В системе буржуазного общества могут быть выделены в первую очередь три объективных классовых сознания: классовое сознание буржуазии (класс капиталистов), классовое сознание пролетариата (класс производителей) и классовое сознание промежуточных функционеров (средний «класс»), с которым неоднозначно смешивается сознание работников надстройки – группы ученых, судей, священников, деятелей искусства и философов с неясным классовым профилем.
Стоит только посмотреть на большинство работников умственного труда, как сразу выяснится, что они понимают свою деятельность совсем не так, как им следует ее понимать в соответствии с Марксовой моделью. О своей роли в «хозяйстве» общественного труда и власти интеллектуальные работники в большинстве своем не знают ровным счетом ничего. Они остаются весьма далекими от «почвы фактов», витают в облаках и взирают на сферу «действительного производства» из невероятных далей. Таким образом, по мнению Маркса, они существуют в мире глобальной идеалистической мистификации. Умственный «труд» – уже само это сочетание слов есть критическая атака – предпочитает не помнить о том, что и он тоже является в специфическом смысле трудом.
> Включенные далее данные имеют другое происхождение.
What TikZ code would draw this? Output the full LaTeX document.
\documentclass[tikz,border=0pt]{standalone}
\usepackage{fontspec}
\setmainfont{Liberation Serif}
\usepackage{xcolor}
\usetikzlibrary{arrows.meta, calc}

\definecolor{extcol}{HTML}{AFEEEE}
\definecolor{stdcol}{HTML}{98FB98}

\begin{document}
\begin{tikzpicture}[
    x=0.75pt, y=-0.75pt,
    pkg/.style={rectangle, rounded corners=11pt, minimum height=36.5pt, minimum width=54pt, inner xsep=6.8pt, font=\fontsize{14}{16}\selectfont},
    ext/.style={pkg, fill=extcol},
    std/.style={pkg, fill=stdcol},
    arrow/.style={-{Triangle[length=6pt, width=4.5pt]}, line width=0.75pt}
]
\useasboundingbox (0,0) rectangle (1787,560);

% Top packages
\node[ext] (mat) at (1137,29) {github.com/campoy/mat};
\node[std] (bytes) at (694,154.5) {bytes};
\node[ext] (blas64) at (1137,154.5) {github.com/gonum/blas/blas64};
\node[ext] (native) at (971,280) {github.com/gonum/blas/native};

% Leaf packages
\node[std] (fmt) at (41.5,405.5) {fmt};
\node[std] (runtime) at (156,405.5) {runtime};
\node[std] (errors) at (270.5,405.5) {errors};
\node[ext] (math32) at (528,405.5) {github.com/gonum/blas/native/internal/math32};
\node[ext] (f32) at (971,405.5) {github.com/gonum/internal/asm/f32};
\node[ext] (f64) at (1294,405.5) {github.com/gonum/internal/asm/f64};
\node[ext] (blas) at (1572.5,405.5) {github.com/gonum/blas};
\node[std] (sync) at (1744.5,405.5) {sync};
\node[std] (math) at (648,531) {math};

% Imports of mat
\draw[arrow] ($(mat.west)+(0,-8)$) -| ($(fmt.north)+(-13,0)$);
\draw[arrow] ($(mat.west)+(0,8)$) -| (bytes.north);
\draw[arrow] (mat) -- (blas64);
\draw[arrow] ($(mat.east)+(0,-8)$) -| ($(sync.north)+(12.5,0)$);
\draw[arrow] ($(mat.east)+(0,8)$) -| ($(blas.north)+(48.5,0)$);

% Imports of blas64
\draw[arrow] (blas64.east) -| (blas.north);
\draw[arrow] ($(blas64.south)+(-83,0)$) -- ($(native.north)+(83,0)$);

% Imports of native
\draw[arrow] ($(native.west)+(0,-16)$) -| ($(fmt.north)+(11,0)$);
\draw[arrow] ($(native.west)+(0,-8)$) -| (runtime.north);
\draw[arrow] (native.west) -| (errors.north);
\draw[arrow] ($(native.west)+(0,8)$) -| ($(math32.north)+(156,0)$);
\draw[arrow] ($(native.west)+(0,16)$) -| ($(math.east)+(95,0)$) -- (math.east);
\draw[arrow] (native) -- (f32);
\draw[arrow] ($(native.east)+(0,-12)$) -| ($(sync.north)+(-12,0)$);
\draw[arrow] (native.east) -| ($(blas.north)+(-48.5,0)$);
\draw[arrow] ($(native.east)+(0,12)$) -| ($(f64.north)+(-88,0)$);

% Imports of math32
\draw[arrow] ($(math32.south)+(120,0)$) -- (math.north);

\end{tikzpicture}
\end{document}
Он уже привык не задаваться вопросом о своей взаимосвязи с трудом материальным, ручным и исполнительским. Таким образом, вся классическая традиция – от Платона до Канта – пренебрегает тем социальным базисом, на который опирается надстройка теории: рабовладельческой экономикой, крепостным правом, отношениями, складывающимися между зависимыми людьми в процессе труда. Скорее, при ответе на вопрос, что мотивирует ее к действиям, она ссылается на автономные духовные познания: на стремление обрести истину, на сознание добродетели, на божественное призвание, на абсолютную власть разума, на талант и гениальность.
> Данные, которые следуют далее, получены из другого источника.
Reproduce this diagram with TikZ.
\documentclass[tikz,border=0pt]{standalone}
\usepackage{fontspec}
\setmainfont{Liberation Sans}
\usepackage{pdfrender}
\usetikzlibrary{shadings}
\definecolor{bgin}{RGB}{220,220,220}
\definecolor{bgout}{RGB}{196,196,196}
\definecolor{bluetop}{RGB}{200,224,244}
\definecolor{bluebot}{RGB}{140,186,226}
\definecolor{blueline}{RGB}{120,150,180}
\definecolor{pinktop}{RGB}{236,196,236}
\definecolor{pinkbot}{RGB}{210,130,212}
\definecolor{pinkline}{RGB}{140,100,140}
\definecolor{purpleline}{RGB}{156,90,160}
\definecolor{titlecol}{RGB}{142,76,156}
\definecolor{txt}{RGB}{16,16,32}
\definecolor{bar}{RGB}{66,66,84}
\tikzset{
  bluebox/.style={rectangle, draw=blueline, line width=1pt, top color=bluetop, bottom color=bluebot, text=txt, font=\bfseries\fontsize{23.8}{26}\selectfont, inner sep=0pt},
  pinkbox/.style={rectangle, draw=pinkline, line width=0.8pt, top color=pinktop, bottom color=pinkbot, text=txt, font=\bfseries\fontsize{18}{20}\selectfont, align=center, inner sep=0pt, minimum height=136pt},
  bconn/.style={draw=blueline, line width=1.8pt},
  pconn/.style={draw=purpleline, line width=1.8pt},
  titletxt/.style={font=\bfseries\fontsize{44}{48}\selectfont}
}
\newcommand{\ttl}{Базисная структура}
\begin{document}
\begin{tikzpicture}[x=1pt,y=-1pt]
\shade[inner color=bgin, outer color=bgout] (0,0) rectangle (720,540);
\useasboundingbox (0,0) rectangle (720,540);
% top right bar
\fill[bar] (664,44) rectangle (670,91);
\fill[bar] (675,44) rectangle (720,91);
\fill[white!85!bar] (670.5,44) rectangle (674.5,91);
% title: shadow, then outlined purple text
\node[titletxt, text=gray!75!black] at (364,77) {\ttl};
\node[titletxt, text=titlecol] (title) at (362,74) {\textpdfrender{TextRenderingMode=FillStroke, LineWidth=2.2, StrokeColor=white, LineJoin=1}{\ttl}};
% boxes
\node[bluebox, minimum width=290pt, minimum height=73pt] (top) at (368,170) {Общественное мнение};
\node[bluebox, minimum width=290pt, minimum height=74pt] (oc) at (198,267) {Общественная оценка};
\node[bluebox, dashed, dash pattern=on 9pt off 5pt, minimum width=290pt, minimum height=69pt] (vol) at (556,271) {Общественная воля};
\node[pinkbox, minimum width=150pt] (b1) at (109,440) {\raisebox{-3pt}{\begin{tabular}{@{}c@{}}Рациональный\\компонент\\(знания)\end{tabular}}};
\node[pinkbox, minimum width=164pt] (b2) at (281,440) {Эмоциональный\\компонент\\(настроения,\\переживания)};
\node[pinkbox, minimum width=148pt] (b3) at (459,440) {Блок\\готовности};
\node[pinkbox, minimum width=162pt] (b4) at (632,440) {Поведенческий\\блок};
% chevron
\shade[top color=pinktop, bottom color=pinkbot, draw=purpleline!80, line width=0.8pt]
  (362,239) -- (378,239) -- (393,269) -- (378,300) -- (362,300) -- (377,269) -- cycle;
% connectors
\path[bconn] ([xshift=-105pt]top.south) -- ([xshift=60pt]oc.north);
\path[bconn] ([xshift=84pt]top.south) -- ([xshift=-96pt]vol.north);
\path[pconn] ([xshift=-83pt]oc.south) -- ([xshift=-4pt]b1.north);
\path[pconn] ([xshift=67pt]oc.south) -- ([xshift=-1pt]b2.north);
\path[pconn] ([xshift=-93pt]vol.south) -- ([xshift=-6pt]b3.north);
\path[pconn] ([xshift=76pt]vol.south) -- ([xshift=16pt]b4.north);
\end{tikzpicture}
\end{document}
В противоположность этому нужно постоянно помнить, что труд есть элементарное жизненное отношение, с которым должна считаться теория действительно существующего. Там, где она такого желания не обнаруживает и намеревается воспарить над этими основами, будет вполне уместно разоблачение. Это разоблачение понимается как «возвращение на землю», как «приземление», как grounding. Поэтому типичным для Марксовой критики приемом разоблачения становится переворачивание: постановка сознания с головы на ноги. Ноги означают в данном случае знание своего места в процессе производства и в классовых структурах. Разоблачению подлежит сознание, которое не желает знать своего «социального бытия», своей функции в рамках целого, а поэтому закосневает в мистификации, в идеалистической оторванности. Именно в этом смысле марксистская критика обсуждает поочередно мистификации религии, эстетики, юстиции, общего блага, морали, философии, науки.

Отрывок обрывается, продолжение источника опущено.